Beto O'Rourke said Friday night that he had been wrong for joking at several events in his first two days campaigning in Iowa that his wife has been raising their three children "sometimes with my help."
The former congressman from Texas, who launched his bid for the 2020 Democratic presidential nomination Thursday, addressed the remarks during a recording of the podcast Political Party LIVE! in Cedar Rapids. The comments triggered complaints from Democratic operatives and activists, many of them women, that female candidates could never similarly joke about their roles raising their children.
"Not only will I not say that again, but I'll be more thoughtful going forward in the way that I talk about our marriage, and also the way in which I acknowledge the truth of the criticism that I have enjoyed white privilege," he said.
He pointed to his ability to walk away from two arrests as a young man without serious consequences as a example.

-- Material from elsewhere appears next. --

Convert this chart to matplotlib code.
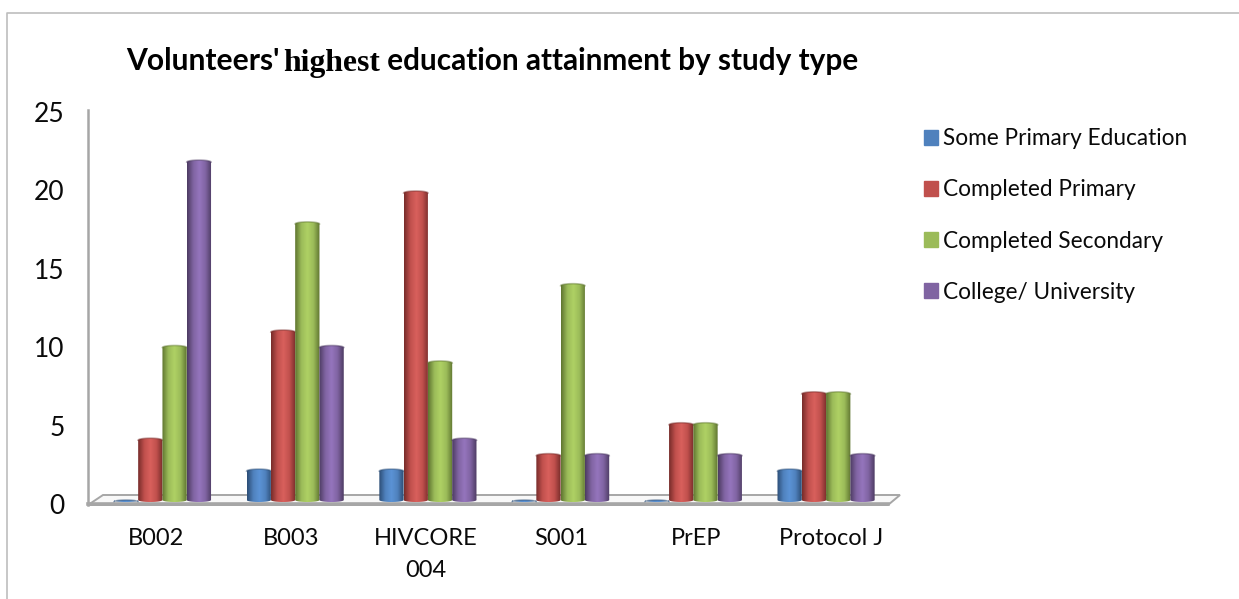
import matplotlib
matplotlib.use('Agg')
import matplotlib.pyplot as plt
import numpy as np
from matplotlib.colors import LinearSegmentedColormap
from matplotlib.lines import Line2D
from matplotlib.patches import Polygon

categories = ['B002', 'B003', 'HIVCORE\n004', 'S001', 'PrEP', 'Protocol J']
series_names = ['Some Primary Education', 'Completed Primary', 'Completed Secondary', 'College/ University']
some_primary = [0, 2, 2, 0, 0, 2]
completed_primary = [4, 11, 20, 3, 5, 7]
completed_secondary = [10, 18, 9, 14, 5, 7]
college = [22, 10, 4, 3, 3, 3]
y_ticks = [0, 5, 10, 15, 20, 25]
colors = ['#4F81BD', '#C0504D', '#9BBB59', '#8064A2']
dark_colors = ['#2C4D75', '#772C2A', '#5F7530', '#4D3B62']
light_colors = ['#5B93D6', '#D9605C', '#AFD164', '#9575BD']

W, H = 1239, 599
GREY = '#A6A6A6'
plt.rcParams['font.family'] = ['Lato', 'DejaVu Sans']


def px(x, y):
    return x / W, 1 - y / H


fig = plt.figure(figsize=(W / 100, H / 100), dpi=100)
ax = fig.add_axes([88 / W, 1 - 505 / H, (900 - 88) / W, (505 - 110) / H])
ax.patch.set_alpha(0)

# outer chart border, only top and left show in the crop
fig.add_artist(Line2D([7 / W, 7 / W, 1], [0, 1 - 13 / H, 1 - 13 / H], color='#BEBEBE', lw=1.2))

# floor and wall of the fake 3d box
floor = Polygon([px(88, 505), px(103, 495), px(900, 495), px(888, 505)], closed=True,
                facecolor='#F8F8F8', edgecolor=GREY, lw=1.4, transform=fig.transFigure, zorder=1)
ax.add_patch(floor)
floor.set_clip_on(False)
fig.add_artist(Line2D([88 / W, 88 / W], [1 - 505 / H, 1 - 110 / H], color=GREY, lw=1.8))
fig.add_artist(Line2D([88 / W, 888 / W], [1 - 504 / H, 1 - 504 / H], color=GREY, lw=2.6))

x = np.arange(len(categories))
bar_w = 0.183
cap_h = 0.13
all_series = [some_primary, completed_primary, completed_secondary, college]
theta = np.linspace(0, np.pi, 30)

for i, vals in enumerate(all_series):
    cmap = LinearSegmentedColormap.from_list('cyl' + str(i), [dark_colors[i], colors[i], light_colors[i], colors[i], dark_colors[i]])
    grad = np.linspace(0, 1, 64).reshape(1, -1)
    bars = ax.bar(x + (i - 1.5) * bar_w, vals, bar_w, color=colors[i], label=series_names[i], zorder=3 + i, lw=0)
    for b in bars:
        left, w, top = b.get_x(), b.get_width(), b.get_height()
        b.set_visible(False)
        xs_top = left + w / 2 - np.cos(theta) * w / 2
        xs_bot = left + w / 2 + np.cos(theta) * w / 2
        # cap stays just under the value, so the rounded top ends where the bar reads
        ys_top = top - cap_h + np.sin(theta) * cap_h
        ys_bot = -np.sin(theta) * cap_h
        outline = Polygon(np.column_stack([np.r_[xs_top, xs_bot], np.r_[ys_top, ys_bot]]), closed=True,
                          transform=ax.transData, fill=False, lw=0)
        ax.add_patch(outline)
        im = ax.imshow(grad, extent=[left, left + w, -cap_h, top + cap_h], aspect='auto', cmap=cmap,
                       zorder=3 + i, interpolation='bilinear')
        im.set_clip_path(outline)
        # soft rim on top of the cylinder
        ax.plot(xs_top, ys_top, color=dark_colors[i], lw=1.2, zorder=3.5 + i, alpha=0.45)

ax.set_xlim(-0.561, 5.557)
ax.set_ylim(-5 / 15.45, 390 / 15.45)
ax.set_xticks([])
ax.set_yticks([])
for s in ax.spines.values():
    s.set_visible(False)

# labels sit on the front of the box, so their scales differ a little from the bars
lab = ax.twinx()
lab.patch.set_alpha(0)
lab.set_ylim(-1 / 15.68, 394 / 15.68)
lab.yaxis.tick_left()
lab.set_yticks(y_ticks)
lab.tick_params(axis='y', length=0, pad=17, labelsize=19, labelcolor='#0A0A0A')
for s in lab.spines.values():
    s.set_visible(False)

lab_x = ax.twiny()
lab_x.patch.set_alpha(0)
lab_x.set_xlim((88 - 156) / 135, (900 - 156) / 135)
lab_x.xaxis.tick_bottom()
lab_x.set_xticks(x)
lab_x.set_xticklabels(categories, fontsize=17, linespacing=1.65, color='#0A0A0A')
lab_x.tick_params(axis='x', length=0, pad=16.3)
for s in lab_x.spines.values():
    s.set_visible(False)

handles = [plt.Rectangle((0, 0), 1, 1, color=c) for c in colors]
fig.legend(handles, series_names, loc='upper left', bbox_to_anchor=px(904, 108), frameon=False, fontsize=16.3,
           labelspacing=1.33, handlelength=0.62, handleheight=0.62, handletextpad=0.22, labelcolor='#0A0A0A')

# title mixes fonts, "highest" falls back to a serif
t1 = fig.text(*px(126, 70), "Volunteers'", fontsize=21.6, fontweight='bold', color='black')
t2 = ax.annotate('highest', xy=(1, 0), xycoords=t1, xytext=(3, -2), textcoords='offset points', fontsize=22.8,
                 fontweight='bold', color='black', family='Liberation Serif', va='bottom')
t3 = ax.annotate(' education attainment by study type', xy=(1, 0), xycoords=(t2, t1), fontsize=21.4, fontweight='bold',
                 color='black', va='bottom')

fig.savefig('out.png', dpi=100)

"So yes, I think the criticism is right on. My ham-handed attempt to try to highlight the fact that Amy has the lion's share of the burden in our family -- that she actually works but is the primary parent in our family, especially when I served in Congress, especially when I was on the campaign trail -- should have also been a moment for me to acknowledge that that is far too often the case, not just in politics, but just in life in general. I hope as I have been in some instances part of the problem, I can also be part of the solution," he said.

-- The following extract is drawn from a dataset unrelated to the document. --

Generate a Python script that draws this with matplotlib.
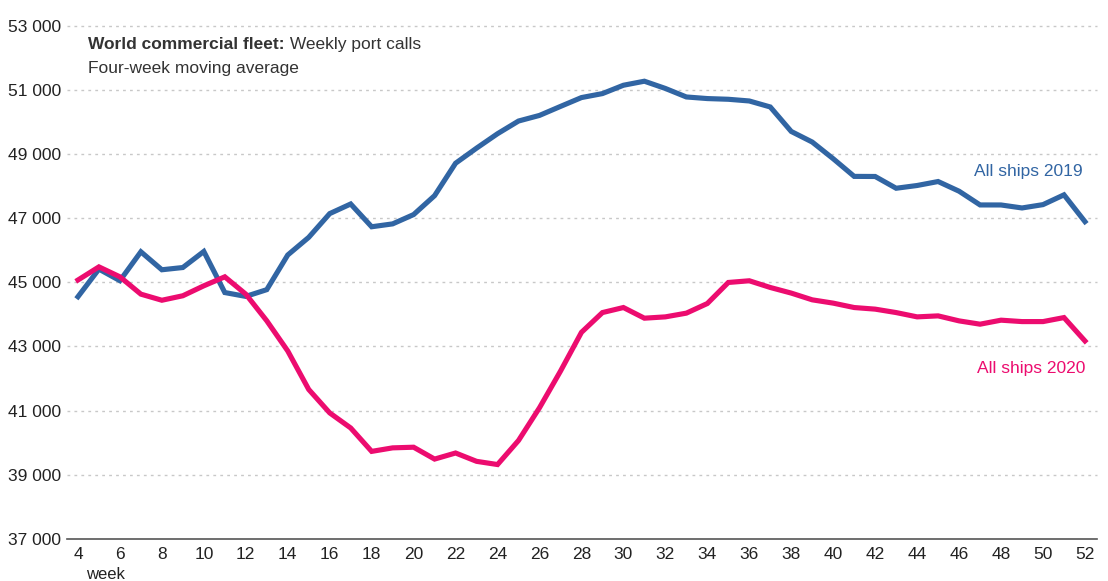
import matplotlib.pyplot as plt
from matplotlib.ticker import FuncFormatter

plt.rcParams['font.family'] = ['Liberation Sans', 'DejaVu Sans']

# weeks 4..52
weeks = list(range(4, 53))

# port calls, four-week moving average
ships_2019 = [44550, 45410, 45050, 45950, 45390, 45460, 45960, 44680, 44560, 44770,
              45850, 46400, 47140, 47440, 46730, 46820, 47110, 47700, 48710, 49180,
              49630, 50025, 50200, 50480, 50756, 50880, 51140, 51266, 51040, 50775,
              50725, 50703, 50650, 50463, 49700, 49370, 48850, 48300, 48297, 47930,
              48016, 48140, 47838, 47410, 47409, 47316, 47420, 47725, 46890]
ships_2020 = [45070, 45480, 45170, 44630, 44440, 44580, 44890, 45170, 44630, 43800,
              42860, 41660, 40930, 40460, 39730, 39840, 39860, 39490, 39680, 39420,
              39320, 40070, 41090, 42230, 43440, 44056, 44213, 43881, 43922, 44038,
              44338, 44994, 45047, 44838, 44663, 44453, 44350, 44213, 44163, 44056,
              43922, 43953, 43797, 43694, 43819, 43775, 43775, 43900, 43172]

y_ticks = list(range(37000, 53001, 2000))
x_ticks = list(range(4, 53, 2))

blue = '#3165a3'
pink = '#ec0c6f'

fig = plt.figure(figsize=(11.08, 5.81), dpi=100)
ax = fig.add_axes([0.0605, 0.0723, 0.9295, 0.8837])

# dotted grid
for v in y_ticks[1:]:
    ax.axhline(v, color='#c8c8c8', linestyle=(0, (2, 3)), linewidth=1, clip_on=False, zorder=1)

ax.plot(weeks, ships_2019, color=blue, linewidth=3.7, solid_joinstyle='miter', zorder=3)
ax.plot(weeks, ships_2020, color=pink, linewidth=3.7, solid_joinstyle='miter', zorder=3)

ax.set_xlim(3.48, 52.57)
ax.set_ylim(37000, 53000)
ax.set_yticks(y_ticks)
ax.set_xticks(x_ticks)
ax.yaxis.set_major_formatter(FuncFormatter(lambda v, p: f'{int(v):,}'.replace(',', ' ')))
ax.tick_params(axis='both', length=0, labelsize=12.5, colors='#222222')
ax.tick_params(axis='y', pad=4)
ax.tick_params(axis='x', pad=6)

for s in ['top', 'right', 'left']:
    ax.spines[s].set_visible(False)
ax.spines['bottom'].set_color('#555555')
ax.spines['bottom'].set_linewidth(1.2)

# titles
ax.text(4.48, 52400, 'World commercial fleet:', fontsize=12.5, fontweight='bold',
        color='#333333', va='center', ha='left')
ax.annotate(' Weekly port calls', xy=(1, 0.5), xycoords=ax.texts[-1], fontsize=12.5,
            color='#333333', va='center', ha='left')
ax.text(4.48, 51650, 'Four-week moving average', fontsize=12.5, color='#333333',
        va='center', ha='left')

ax.text(51.9, 48450, 'All ships 2019', fontsize=12.5, color=blue, ha='right', va='center')
ax.text(52.0, 42300, 'All ships 2020', fontsize=12.5, color=pink, ha='right', va='center')

ax.text(5.3, 35900, 'week', fontsize=12, color='#222222', ha='center', va='center',
        clip_on=False)

fig.savefig('out.png', dpi=100)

It was the second apology O'Rourke made during the podcast. The first was for his writings as a teenager when he was a member of a group of activist hackers. Those writings, which came under the pseudonym "Psychedelic Warlord" and included a piece of fiction from a killer's point of view, were revealed in a Reuters report.

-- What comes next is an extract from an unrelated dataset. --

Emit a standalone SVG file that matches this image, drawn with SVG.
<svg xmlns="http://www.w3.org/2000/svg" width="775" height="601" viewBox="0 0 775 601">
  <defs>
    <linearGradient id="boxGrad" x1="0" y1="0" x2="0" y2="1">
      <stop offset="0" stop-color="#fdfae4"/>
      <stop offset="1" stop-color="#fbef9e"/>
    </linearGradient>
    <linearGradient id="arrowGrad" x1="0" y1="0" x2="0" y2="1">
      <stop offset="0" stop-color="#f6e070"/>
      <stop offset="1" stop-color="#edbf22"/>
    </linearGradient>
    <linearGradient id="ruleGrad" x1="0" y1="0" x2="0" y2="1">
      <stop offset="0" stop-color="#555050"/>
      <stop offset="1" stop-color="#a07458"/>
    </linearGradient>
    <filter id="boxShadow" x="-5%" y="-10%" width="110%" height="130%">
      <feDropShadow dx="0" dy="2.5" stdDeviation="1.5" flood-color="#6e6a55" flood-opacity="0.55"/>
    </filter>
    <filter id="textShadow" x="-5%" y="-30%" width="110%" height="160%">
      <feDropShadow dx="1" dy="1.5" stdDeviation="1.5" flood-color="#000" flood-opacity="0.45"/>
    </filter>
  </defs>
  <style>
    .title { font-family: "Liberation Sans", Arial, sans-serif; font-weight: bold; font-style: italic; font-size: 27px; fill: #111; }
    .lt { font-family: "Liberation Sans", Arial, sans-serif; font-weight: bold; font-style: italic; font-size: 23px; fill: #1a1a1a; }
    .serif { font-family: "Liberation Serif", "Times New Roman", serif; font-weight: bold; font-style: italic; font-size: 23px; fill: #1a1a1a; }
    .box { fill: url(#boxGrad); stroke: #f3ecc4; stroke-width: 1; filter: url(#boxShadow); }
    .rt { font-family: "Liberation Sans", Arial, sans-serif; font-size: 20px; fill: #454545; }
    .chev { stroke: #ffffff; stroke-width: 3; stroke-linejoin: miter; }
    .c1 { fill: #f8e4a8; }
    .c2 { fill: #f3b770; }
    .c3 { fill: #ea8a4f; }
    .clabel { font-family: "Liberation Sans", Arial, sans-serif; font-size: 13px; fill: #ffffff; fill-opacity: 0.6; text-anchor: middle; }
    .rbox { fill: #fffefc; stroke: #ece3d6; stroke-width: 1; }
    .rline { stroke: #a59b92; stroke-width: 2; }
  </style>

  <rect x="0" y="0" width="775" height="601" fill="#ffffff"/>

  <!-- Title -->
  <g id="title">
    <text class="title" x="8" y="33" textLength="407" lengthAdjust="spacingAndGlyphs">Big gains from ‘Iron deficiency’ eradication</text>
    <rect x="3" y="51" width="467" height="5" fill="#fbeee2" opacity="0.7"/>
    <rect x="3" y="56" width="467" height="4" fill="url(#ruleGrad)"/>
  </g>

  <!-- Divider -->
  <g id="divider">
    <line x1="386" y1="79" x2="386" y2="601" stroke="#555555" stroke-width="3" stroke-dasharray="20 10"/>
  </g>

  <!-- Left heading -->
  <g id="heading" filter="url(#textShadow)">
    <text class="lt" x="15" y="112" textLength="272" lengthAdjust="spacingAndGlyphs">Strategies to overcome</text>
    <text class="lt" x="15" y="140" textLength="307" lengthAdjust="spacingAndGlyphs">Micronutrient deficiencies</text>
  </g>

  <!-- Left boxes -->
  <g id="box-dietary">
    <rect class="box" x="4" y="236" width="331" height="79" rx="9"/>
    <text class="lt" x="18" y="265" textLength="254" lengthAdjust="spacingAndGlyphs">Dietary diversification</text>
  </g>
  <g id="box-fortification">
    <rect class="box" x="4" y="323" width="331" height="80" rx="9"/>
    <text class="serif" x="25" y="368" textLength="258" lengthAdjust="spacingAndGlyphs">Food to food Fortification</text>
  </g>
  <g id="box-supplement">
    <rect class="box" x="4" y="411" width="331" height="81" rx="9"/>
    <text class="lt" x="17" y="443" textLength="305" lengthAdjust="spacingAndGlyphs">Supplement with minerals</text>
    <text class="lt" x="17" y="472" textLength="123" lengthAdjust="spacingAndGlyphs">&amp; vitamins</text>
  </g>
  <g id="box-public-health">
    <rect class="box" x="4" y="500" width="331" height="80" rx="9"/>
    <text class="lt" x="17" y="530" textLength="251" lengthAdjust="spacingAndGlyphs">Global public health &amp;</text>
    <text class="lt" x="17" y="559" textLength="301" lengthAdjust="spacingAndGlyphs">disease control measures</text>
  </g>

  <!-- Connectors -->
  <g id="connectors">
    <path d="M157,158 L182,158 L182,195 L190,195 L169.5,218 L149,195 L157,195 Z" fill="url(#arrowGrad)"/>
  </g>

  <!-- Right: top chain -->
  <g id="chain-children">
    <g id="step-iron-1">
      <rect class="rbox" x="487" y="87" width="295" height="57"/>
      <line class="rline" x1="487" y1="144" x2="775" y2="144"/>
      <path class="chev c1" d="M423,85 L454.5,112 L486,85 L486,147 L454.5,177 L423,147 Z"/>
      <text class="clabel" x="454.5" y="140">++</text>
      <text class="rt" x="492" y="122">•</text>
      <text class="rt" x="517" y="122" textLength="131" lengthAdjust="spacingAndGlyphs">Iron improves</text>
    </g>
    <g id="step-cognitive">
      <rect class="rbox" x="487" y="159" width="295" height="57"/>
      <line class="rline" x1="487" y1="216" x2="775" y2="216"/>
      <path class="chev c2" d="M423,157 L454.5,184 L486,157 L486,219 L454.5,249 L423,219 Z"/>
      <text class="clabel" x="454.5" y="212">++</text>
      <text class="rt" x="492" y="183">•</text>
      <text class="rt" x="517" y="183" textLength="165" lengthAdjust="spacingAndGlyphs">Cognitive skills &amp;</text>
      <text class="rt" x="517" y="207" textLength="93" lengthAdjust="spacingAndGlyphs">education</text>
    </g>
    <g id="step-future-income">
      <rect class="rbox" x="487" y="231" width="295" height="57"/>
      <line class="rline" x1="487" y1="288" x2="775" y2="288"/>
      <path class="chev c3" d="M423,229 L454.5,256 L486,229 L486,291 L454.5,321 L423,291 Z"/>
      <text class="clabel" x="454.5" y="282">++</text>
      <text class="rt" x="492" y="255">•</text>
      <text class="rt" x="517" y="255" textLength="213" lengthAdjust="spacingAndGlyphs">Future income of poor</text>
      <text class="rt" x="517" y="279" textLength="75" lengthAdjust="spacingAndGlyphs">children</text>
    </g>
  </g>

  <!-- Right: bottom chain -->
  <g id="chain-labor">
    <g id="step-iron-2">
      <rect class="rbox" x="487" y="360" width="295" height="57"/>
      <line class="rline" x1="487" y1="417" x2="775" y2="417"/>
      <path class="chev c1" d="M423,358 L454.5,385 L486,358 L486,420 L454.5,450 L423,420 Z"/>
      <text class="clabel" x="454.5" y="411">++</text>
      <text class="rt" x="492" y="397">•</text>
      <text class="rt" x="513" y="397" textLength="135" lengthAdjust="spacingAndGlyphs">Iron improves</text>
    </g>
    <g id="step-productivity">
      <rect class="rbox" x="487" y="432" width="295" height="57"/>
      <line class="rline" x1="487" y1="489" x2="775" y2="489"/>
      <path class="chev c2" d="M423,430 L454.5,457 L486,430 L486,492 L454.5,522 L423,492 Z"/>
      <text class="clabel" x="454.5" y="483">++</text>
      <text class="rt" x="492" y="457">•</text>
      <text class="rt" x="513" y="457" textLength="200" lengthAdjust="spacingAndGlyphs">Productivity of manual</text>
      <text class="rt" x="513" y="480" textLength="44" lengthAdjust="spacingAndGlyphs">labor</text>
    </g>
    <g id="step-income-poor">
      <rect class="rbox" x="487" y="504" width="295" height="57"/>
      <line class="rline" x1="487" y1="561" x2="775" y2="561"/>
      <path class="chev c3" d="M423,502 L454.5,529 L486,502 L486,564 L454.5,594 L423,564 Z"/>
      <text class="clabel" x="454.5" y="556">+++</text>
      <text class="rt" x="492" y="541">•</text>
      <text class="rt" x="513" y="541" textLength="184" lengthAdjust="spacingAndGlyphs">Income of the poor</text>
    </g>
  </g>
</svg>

He said he was "mortified to read it now, incredibly embarrassed ... whatever my intention was as a teenager doesn't matter."
"I have to look long and hard at my actions, at the language I have used, and I have to constantly try to do better," he said.
The comments came as O'Rourke responded to a question about how he would combat white supremacy.
O'Rourke criticized President Donald Trump, saying that Mexican and Muslim children "internalize it" when the President attacks them with a broad brush. He also criticized Trump's response to the violence at a white supremacists' rally in Charlottesville, Virginia, in 2017.
"We also have to confront this racism, this xenophobia, this nativism and this hatred, or else I'm confident it will consume us. And so calling it out is part of it, and then setting an example of how we want to treat each other," he said.